Keduanya itu sebagai tanda menyatunya Kasultanan Yogyakarta dan Kadipaten Pakualaman menjadi bagian tak terpisahkan dari Negara Kesatuan Republik Indonesia (NKRI), sekaligus perekat ikatan NKRI di saat-saat awal mempertahankan kemerdekaannya. ”Kedua dokumen sejarah itu, ijab dan qabul masing-masing diucapkan oleh para pendiri Republik ini, antaranya Presiden RI Soekarno dengan Sri Sultan Hamengku Buwono IX bersama Sri Paduka Paku Alam VIII. Semata-mata dilandasi oleh itikat baik yang tulus, penuh keikhlasan tanpa pamrih kecuali demi memperkuat dan meneguhkan pilar-pilar NKRI,” kata Sultan pada acara Syawalan dengan warga Sleman di Pendapa Rumah Dinas Bupati Sleman, Senin (4/10).
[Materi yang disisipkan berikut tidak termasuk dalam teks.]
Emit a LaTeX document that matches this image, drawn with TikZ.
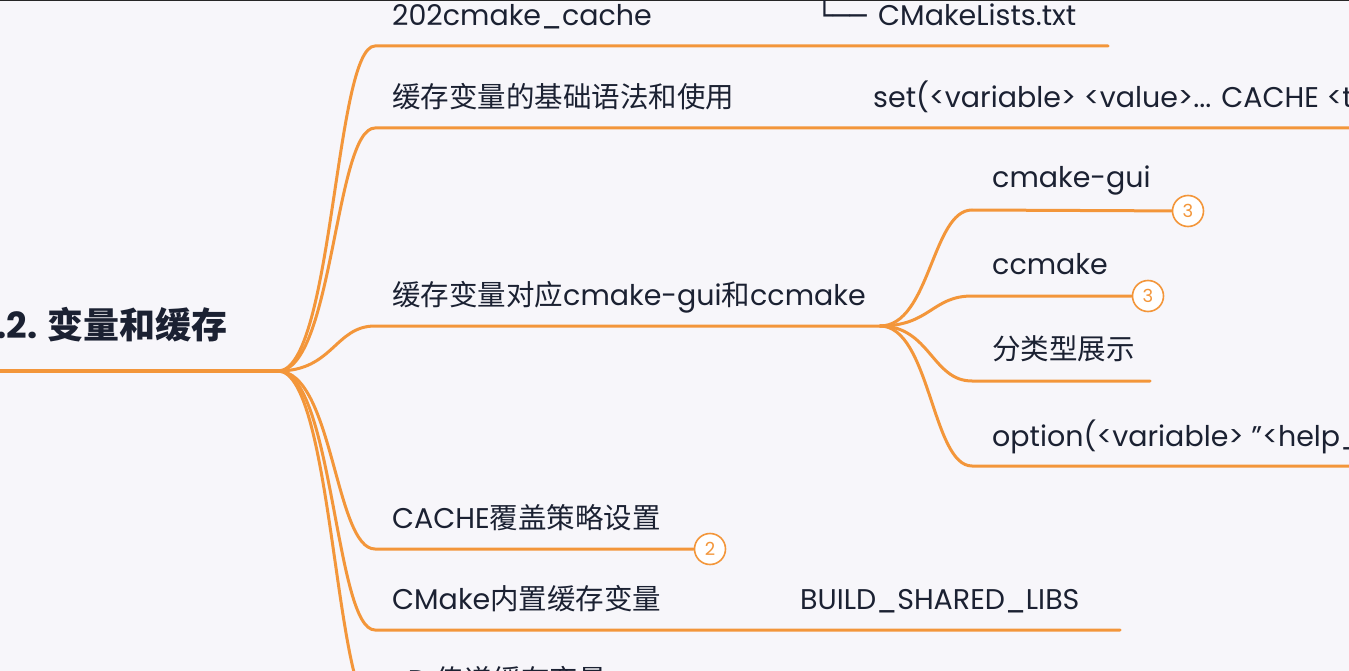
\documentclass[tikz,border=0pt]{standalone}
\usepackage{fontspec}
\setmainfont{Poppins}
\newfontfamily\cjk{Noto Sans CJK SC}
\newfontfamily\boxfont{DejaVu Sans Mono}
\usepackage{tikz}
\usetikzlibrary{positioning}
\usepackage{xcolor}

\definecolor{mapline}{RGB}{243,150,58}
\definecolor{maptext}{RGB}{27,33,50}
\definecolor{mapbg}{RGB}{247,246,250}

\tikzset{
  branch/.style={draw=mapline, line width=3pt, line cap=round},
  topic/.style={anchor=base west, inner sep=0pt, text=maptext, font=\fontsize{28.5}{32}\selectfont},
  count/.style={circle, draw=mapline, line width=1.6pt, fill=white, text=mapline,
    minimum size=31pt, inner sep=0pt, font=\fontsize{18}{20}\selectfont},
}

\begin{document}
\begin{tikzpicture}[x=1pt, y=-1pt]
    \useasboundingbox (0,0) rectangle (1349,671);
    \fill[mapbg] (0,0) rectangle (1349,671);
    \clip (0,0) rectangle (1349,671);
    \draw[black!85, line width=1.5pt] (0,0) -- (1349,0);

    % root topic
    \node [topic, anchor=base east, font=\fontsize{36}{40}\selectfont\bfseries] (root) at (228,338) {.2. {\cjk 变量和缓存}};
    \coordinate (rootend) at (0,371);
    \coordinate (fork) at (278,371);
    \draw [branch, line width=4pt, line cap=butt] (rootend) -- (fork);

    % main topics
    \node [topic] (cache) at (392,26) {202cmake\_cache};
    \node [topic, font=\fontsize{28}{32}\boxfont] (tree) at (816,26) {└──};
    \node [topic] (lists) at (878,26) {CMakeLists.txt};
    \node [topic] (syntax) at (392,108) {{\cjk 缓存变量的基础语法和使用}};
    \node [topic] (setcmd) at (873,108) {set(<variable> <value>... CACHE <type> <docstring> [FORCE])};
    \node [topic] (cachevar) at (392,305) {{\cjk 缓存变量对应}cmake-gui{\cjk 和}ccmake};
    \node [topic] (force) at (392,528) {CACHE{\cjk 覆盖策略设置}};
    \node [topic] (builtin) at (392,609) {CMake{\cjk 内置缓存变量}};
    \node [topic] (shared) at (800,609) {BUILD\_SHARED\_LIBS};
    \node [topic] (define) at (392,690) {-D {\cjk 传递缓存变量}};

    % sub topics
    \node [topic] (gui) at (992,188) {cmake-gui};
    \node [topic] (ccm) at (992,274) {ccmake};
    \node [topic] (kinds) at (992,359) {{\cjk 分类型展示}};
    \node [topic] (option) at (992,446) {option(<variable> "<help\_text>" [value])};

    % counters
    \node [count] (n1) at (1188,211) {3};
    \node [count] (n2) at (1148,296) {3};
    \node [count] (n3) at (710,549) {2};

    % branch line ends
    \coordinate (b1) at (375,46);   \coordinate (b1e) at (1108,46);
    \coordinate (b2) at (375,128);  \coordinate (b2e) at (1360,128);
    \coordinate (b3) at (375,326);  \coordinate (subfork) at (880,326);
    \coordinate (b4) at (375,549);
    \coordinate (b5) at (375,630);  \coordinate (b5e) at (1120,630);
    \coordinate (b6) at (375,711);  \coordinate (b6e) at (900,711);
    \coordinate (s1) at (972,210);
    \coordinate (s2) at (972,296);
    \coordinate (s3) at (972,381);  \coordinate (s3e) at (1150,381);
    \coordinate (s4) at (972,466);  \coordinate (s4e) at (1360,466);

    \foreach \s/\e in {b1/b1e, b2/b2e, b3/subfork, b4/n3, b5/b5e, b6/b6e}
      \draw [branch] (fork) .. controls +(55,0) and +(-40,0) .. (\s) -- (\e);
    \foreach \s/\e in {s1/n1, s2/n2, s3/s3e, s4/s4e}
      \draw [branch] (subfork) .. controls +(50,0) and +(-40,0) .. (\s) -- (\e);
\end{tikzpicture}
\end{document}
Menurut Sultan, ijab dan qabul itu diucapkan untuk menyatakan dengan sebenar-benarnya bahwa yang bersangkutan telah menyetujui untuk suatu perkara atau urusan serah terima. ”Kalaulah semua elite tahu asal-usulnya, lebih-lebih mau menyadari hakikat asal-usul kejadian, maka tidak ada kesombongan dan kesewenang-wenangan, karena yang ada hanya kebahagiaan dan kedamaian belaka,” tegasnya.
Sementara itu, Prof Jawahir Thontowi, guru besar FH UII yang ikut membuat draf RUUK DIY versi DPD menyarankan, tidak perlu melakukan referendum. ”Sikap yang kontraproduktif,” katanya di sela-sela acara Dialog Publik di TVRI Yogya, Senin (4/10) tadi malam.
Ia menyarankan dalam situasi semacam ini, lobi harus terus dilakukan. Yang pasti dalam dialog tersebut, baik Drs Soedomo Sunarjo, H Suprijadi SH serta Jawahir Thontowi sepakat, berdasarkan sejarah keistimewaan DIY jangan ditunda-tunda. ”Pemerintah pusat harus tanggap kebutuhan rakyat Yogya” katanya.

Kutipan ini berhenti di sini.